I am at a loss.. My boyfriend and I have had three rats for just under a year. I've had rats as pets since I was about 8, so I'm experienced with their care. We got our three brother blue dumbo rats from the same litter. Bradbury, our lazy fatty, is the berkshire. Orwell, the shy gentleman as I like to call him, is the little capped one who was the runt of the litter. And then there was Vonnegut, our handsome masked rat, who is super friendly, very smart and outgoing rat who loved attention. I love ALL of them equally, don't get me wrong. But Vonnegut had the winning personality that won the favor of even our rat-fearing guests. It is so unexpected... he actually seemed the healthiest to me, seeing as how he was not overweight like Bradbury, and our small rat Orwell is so very runty for a male rat and has anxiety. Vonnegut was by far the most active- other than the occasional very minor micoplasma flair-up where there was sometimes a little red in the corner of his eyes, he never had any breathing problems even when the flair-ups happened. No tumors, or injuries of any kind. :'( I don't understand.... I feel like I take such good care of them, this isn't fair!!! I was playing with him last night, giving him his pets. I can't believe he didn't make it to tonight's play time session. I noticed no lethargic behavior at all... I feel so terrible for not giving him attention earlier today, other than to give him more food. He liked to shove his little head into my hand, and would close his eyes as I stroked his back with my other hand for minutes at a time. He was always the one who came running when I called, and loved attention so much. By far the friendliest, most loving and outgoing rat I have ever had.

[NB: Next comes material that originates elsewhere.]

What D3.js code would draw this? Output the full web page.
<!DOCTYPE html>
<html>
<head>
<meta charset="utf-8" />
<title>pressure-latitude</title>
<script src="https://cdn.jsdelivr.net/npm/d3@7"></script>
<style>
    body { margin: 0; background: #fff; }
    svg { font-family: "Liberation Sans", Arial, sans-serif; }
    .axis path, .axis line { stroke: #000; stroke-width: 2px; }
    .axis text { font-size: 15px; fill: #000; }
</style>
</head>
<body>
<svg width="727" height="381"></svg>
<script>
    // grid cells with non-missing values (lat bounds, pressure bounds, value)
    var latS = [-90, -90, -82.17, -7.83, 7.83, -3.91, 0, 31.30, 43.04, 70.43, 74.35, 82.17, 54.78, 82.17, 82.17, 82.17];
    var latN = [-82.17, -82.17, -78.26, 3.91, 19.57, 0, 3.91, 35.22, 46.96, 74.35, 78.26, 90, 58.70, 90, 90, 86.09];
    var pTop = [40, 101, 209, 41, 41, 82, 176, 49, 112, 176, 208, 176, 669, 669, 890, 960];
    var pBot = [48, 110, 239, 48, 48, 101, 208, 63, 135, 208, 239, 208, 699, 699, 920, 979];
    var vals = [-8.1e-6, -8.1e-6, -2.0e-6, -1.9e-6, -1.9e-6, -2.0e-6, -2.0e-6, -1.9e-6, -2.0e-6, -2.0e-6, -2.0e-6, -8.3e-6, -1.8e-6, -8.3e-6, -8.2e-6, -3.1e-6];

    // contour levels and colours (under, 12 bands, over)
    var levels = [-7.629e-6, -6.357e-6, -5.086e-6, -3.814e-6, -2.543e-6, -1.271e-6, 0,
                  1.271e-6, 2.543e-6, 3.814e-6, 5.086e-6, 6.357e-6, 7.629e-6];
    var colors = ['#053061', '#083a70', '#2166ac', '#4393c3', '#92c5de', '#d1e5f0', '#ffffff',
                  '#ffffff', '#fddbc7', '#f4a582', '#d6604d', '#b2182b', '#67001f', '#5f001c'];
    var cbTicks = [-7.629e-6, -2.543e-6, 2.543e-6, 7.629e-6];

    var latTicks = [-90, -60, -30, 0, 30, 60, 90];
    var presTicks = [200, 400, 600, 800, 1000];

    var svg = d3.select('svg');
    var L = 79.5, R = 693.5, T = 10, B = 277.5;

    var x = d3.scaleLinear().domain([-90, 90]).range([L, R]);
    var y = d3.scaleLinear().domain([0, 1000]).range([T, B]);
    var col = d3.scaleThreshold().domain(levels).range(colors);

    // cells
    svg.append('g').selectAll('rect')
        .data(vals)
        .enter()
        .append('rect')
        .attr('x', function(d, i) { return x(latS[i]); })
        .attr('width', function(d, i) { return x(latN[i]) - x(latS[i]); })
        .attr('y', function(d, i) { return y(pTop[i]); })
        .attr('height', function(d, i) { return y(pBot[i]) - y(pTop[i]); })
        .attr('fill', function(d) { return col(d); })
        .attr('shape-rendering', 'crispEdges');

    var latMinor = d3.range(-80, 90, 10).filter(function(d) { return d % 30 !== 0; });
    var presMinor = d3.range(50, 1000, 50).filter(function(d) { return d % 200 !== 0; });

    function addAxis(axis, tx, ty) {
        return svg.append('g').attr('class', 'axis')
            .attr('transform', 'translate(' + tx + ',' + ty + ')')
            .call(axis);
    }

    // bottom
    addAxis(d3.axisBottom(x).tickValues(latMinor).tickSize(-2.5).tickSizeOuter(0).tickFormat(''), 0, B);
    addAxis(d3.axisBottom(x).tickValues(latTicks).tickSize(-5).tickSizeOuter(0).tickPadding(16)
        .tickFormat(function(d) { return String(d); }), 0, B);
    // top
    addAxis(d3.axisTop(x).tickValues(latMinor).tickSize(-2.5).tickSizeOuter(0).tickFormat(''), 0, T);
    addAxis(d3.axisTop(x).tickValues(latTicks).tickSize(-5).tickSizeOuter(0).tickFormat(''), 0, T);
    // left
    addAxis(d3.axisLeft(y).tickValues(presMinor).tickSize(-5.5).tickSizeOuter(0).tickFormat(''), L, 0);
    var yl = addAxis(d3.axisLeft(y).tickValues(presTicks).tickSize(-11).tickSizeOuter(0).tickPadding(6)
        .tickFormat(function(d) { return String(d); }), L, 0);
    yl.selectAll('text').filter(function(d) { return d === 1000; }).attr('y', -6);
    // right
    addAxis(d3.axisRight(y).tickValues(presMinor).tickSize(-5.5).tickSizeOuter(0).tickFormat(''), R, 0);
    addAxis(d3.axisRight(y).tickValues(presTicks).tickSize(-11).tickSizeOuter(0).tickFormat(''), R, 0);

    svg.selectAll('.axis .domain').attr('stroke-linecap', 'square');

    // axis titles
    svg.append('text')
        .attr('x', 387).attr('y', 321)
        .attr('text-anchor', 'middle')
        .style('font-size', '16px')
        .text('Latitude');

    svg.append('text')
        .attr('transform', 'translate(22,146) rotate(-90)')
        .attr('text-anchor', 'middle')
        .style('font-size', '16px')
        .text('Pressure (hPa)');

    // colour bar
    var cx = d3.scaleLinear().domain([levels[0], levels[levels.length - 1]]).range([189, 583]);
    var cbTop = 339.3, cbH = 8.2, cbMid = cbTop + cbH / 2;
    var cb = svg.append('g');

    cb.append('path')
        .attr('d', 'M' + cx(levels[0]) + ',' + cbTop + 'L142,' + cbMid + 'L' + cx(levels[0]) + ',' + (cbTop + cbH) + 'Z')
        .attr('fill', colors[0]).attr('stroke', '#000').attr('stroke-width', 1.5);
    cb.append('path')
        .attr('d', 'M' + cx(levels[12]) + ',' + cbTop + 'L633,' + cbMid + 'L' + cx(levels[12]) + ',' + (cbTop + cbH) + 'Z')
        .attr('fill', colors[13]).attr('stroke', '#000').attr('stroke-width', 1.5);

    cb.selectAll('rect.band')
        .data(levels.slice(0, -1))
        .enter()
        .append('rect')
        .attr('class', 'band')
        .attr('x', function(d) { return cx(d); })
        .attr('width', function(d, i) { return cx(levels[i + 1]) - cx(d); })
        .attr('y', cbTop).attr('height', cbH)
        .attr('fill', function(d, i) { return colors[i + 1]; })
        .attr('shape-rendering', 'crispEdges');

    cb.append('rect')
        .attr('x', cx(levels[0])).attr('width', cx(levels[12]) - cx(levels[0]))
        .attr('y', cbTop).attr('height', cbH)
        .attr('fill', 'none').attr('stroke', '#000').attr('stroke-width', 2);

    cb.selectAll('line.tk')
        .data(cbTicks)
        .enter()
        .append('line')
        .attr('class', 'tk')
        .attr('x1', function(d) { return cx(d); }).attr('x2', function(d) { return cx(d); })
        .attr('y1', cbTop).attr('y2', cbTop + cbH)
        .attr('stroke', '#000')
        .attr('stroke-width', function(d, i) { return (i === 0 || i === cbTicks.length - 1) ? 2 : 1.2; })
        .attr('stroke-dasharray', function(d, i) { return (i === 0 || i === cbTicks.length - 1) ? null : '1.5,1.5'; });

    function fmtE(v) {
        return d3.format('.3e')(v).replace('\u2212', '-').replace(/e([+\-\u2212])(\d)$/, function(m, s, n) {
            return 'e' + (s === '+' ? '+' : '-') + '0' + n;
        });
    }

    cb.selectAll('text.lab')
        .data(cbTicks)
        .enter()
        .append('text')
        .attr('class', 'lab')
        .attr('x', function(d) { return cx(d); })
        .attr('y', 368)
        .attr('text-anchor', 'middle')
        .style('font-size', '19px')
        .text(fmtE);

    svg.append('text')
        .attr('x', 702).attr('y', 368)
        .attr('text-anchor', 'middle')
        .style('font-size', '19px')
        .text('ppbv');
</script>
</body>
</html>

I have been wracking my brain trying to figure out if there may be something that I had done that had triggered his death, but I have no idea... I clean their critter nation cage 1-2 times a week, and I do not use any strong chemicals, mostly nature's miracle between taking it outside for washings. Their bedding is fleece, torn up paper towels, and their many fleece hammocks. I feed them regal rat food along with some benign vegetables, mainly carrots, peas, and broccoli, with the occasional strawberry. They get quite a bit of attention and free range time every day. I have scoured my room for clues and have come across very little, other than kitty litter that he could have ingested. My garbage is out of reach, and that is the only other thing that could hold potentially harmful things. ??? I am starting to just think that he may have had some internal problem, that struck quickly. I got these guys from a lady that wasn't the best of "breeders", but when I came to look at them, I couldn't resist. I know that rats are very stoic, but I play with them a lot... I feel like I would have noticed if he was in pain, or was actually looking weak, as opposed to lazy. I am so sad... I suppose I just need some consoling to feel like this isn't entirely my fault.


----------



## PrincessWolford (Jun 3, 2013)

I am so sorry for your loss! It never gets easier. 

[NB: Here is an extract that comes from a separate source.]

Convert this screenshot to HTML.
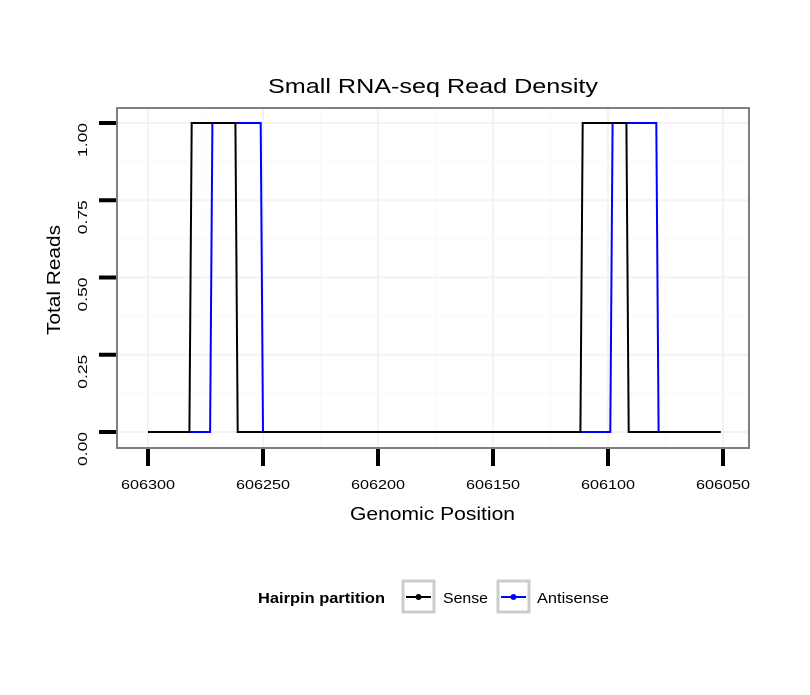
<!DOCTYPE html>
<html><head><meta charset="utf-8"><style>
body{margin:0;background:#fff;}
svg text{font-family:"Liberation Sans",sans-serif;}
</style></head><body>
<svg id="chart" width="810" height="690" xmlns="http://www.w3.org/2000/svg">
<rect width="810" height="690" fill="#fff"/>
<text x="268" y="93" font-size="20" textLength="330" lengthAdjust="spacingAndGlyphs">Small RNA-seq Read Density</text>
<g id="grid"></g>
<g id="series"></g>
<rect x="117" y="108" width="632" height="340" fill="none" stroke="#7f7f7f" stroke-width="2"/>
<g id="axes"></g>
<text x="350" y="520" font-size="18" textLength="165" lengthAdjust="spacingAndGlyphs">Genomic Position</text>
<text transform="translate(60,335) rotate(-90)" font-size="18" textLength="110" lengthAdjust="spacingAndGlyphs">Total Reads</text>
<g>
<text x="258" y="603" font-size="15" font-weight="bold" textLength="127" lengthAdjust="spacingAndGlyphs">Hairpin partition</text>
<g>
<rect x="403" y="581" width="31" height="31" fill="#fff" stroke="#cccccc" stroke-width="3"/>
<line x1="406" y1="597" x2="431" y2="597" stroke="#000" stroke-width="2"/>
<circle cx="418.5" cy="597" r="3" fill="#000"/>
<text x="443" y="603" font-size="15" textLength="45" lengthAdjust="spacingAndGlyphs">Sense</text>
</g>
<g>
<rect x="498" y="581" width="31" height="31" fill="#fff" stroke="#cccccc" stroke-width="3"/>
<line x1="501" y1="597" x2="526" y2="597" stroke="#0000ff" stroke-width="2"/>
<circle cx="513.5" cy="597" r="3" fill="#0000ff"/>
<text x="537" y="603" font-size="15" textLength="72" lengthAdjust="spacingAndGlyphs">Antisense</text>
</g>
</g>
</svg>
<script>
const xTicks = [606300, 606250, 606200, 606150, 606100, 606050];
const yTicks = [0, 0.25, 0.5, 0.75, 1.0];
const yTickLabels = ["0.00", "0.25", "0.50", "0.75", "1.00"];
const senseX = [606300, 606282, 606281, 606262, 606261, 606112, 606111, 606092, 606091, 606051];
const senseY = [0, 0, 1, 1, 0, 0, 1, 1, 0, 0];
const antisenseX = [606300, 606273, 606272, 606251, 606250, 606099, 606098, 606079, 606078, 606051];
const antisenseY = [0, 0, 1, 1, 0, 0, 1, 1, 0, 0];

const NS = "http://www.w3.org/2000/svg";
function xs(v){ return 148 + (606300 - v) * 2.3; }
function ys(v){ return 432 - v * 309; }
function mk(tag, attrs, parent){ const e = document.createElementNS(NS, tag); for (const k in attrs) e.setAttribute(k, attrs[k]); parent.appendChild(e); return e; }
const grid = document.getElementById('grid'), axes = document.getElementById('axes'), series = document.getElementById('series');

for (let i = 0; i < xTicks.length; i++) {
  const x = xs(xTicks[i]);
  const g = mk('line', {x1:x, x2:x, y1:109, y2:447, stroke:'#f3f3f3', 'stroke-width':2}, grid);
  
  
  if (i < xTicks.length - 1) {
    const xm = xs((xTicks[i] + xTicks[i+1]) / 2);
    mk('line', {x1:xm, x2:xm, y1:109, y2:447, stroke:'#f9f9f9', 'stroke-width':1}, grid);
  }
  const t = mk('line', {x1:x, x2:x, y1:449, y2:466, stroke:'#000', 'stroke-width':4}, axes);
  
  
  const l = mk('text', {x:x - 27, y:489, 'font-size':13, textLength:54, lengthAdjust:'spacingAndGlyphs'}, axes);
  l.textContent = xTicks[i];
  
  
}
for (let i = 0; i < yTicks.length; i++) {
  const y = ys(yTicks[i]);
  const g = mk('line', {x1:118, x2:748, y1:y, y2:y, stroke:'#f3f3f3', 'stroke-width':2}, grid);
  
  
  if (i < yTicks.length - 1) {
    const ym = ys((yTicks[i] + yTicks[i+1]) / 2);
    mk('line', {x1:118, x2:748, y1:ym, y2:ym, stroke:'#f9f9f9', 'stroke-width':1}, grid);
  }
  const t = mk('line', {x1:99, x2:116, y1:y, y2:y, stroke:'#000', 'stroke-width':4}, axes);
  
  
  const l = mk('text', {x:0, y:0, 'font-size':13, textLength:34, lengthAdjust:'spacingAndGlyphs', transform:'translate(87,' + (y + 34) + ') rotate(-90)'}, axes);
  l.textContent = yTickLabels[i];
  
  
}
function drawLine(X, Y, color, name){
  const pts = X.map((v, i) => xs(v) + ',' + ys(Y[i])).join(' ');
  const p = mk('polyline', {points:pts, fill:'none', stroke:color, 'stroke-width':2}, series);
  
  
}
drawLine(antisenseX, antisenseY, '#0000ff', 'antisense-line');
drawLine(senseX, senseY, '#000000', 'sense-line');
</script>
</body></html>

Sent from Petguide.com Free App


----------



## RattieLove* (May 1, 2013)

Please don't blame yourself for the loss. It was very sudden and unexpected, there truly wasn't anything you could do to stop it when there were no signs, no matter how much you try and tell yourself otherwise, it was out of your hands. This is just another part of life, although it's much more sad and difficult to go through, things will get better, just remember the fact that you gave him the best life possible and a loving home while he was still alive, and that was the best thing you could ever give any animal. You seem like an extremely caring owner and I know how hard it is to be so left in the dark when something so sudden happens but unfortunately there's nothing you can do, and you did do your best. Remember, you loved him, and a lot of animals miss out on that. You gave him everything a little rat could ask for and more  <3 R.I.P. 


Sent from Petguide.com Free App


----------



## BethTheBeth (Jun 16, 2013)

It is absolutely not your fault. It is only your fault if you were intentionally trying to harm them, but obviously you weren't. The same happened not so long ago to my hamster Lily, as she had a slightly dirty bum, so I bought some small pet cleaning wipes and rubbed the poo away. They smelt so chemical based, but I still used them. Anyway, they made her anus swell up and bleed so badly that after days of suffering she took her last breath in my arms. I understand what you're feeling, but I promise that it is in no way your fault. You, nor I, were to know. Life is a ***** sometimes.


Sent from Petguide.com Free App


----------



## WaltzesWithRats (Dec 10, 2012)

Thanks you guys... At least I still have my two brothers to spoil. I miss Vonnegut so much!! He was such a happy rat, all the time. However I will say, my shy little ratty Orwell has actually come out of his shell a little more, and is becoming more outgoing now that his older, more dominating brother is no longer picking on him.


----------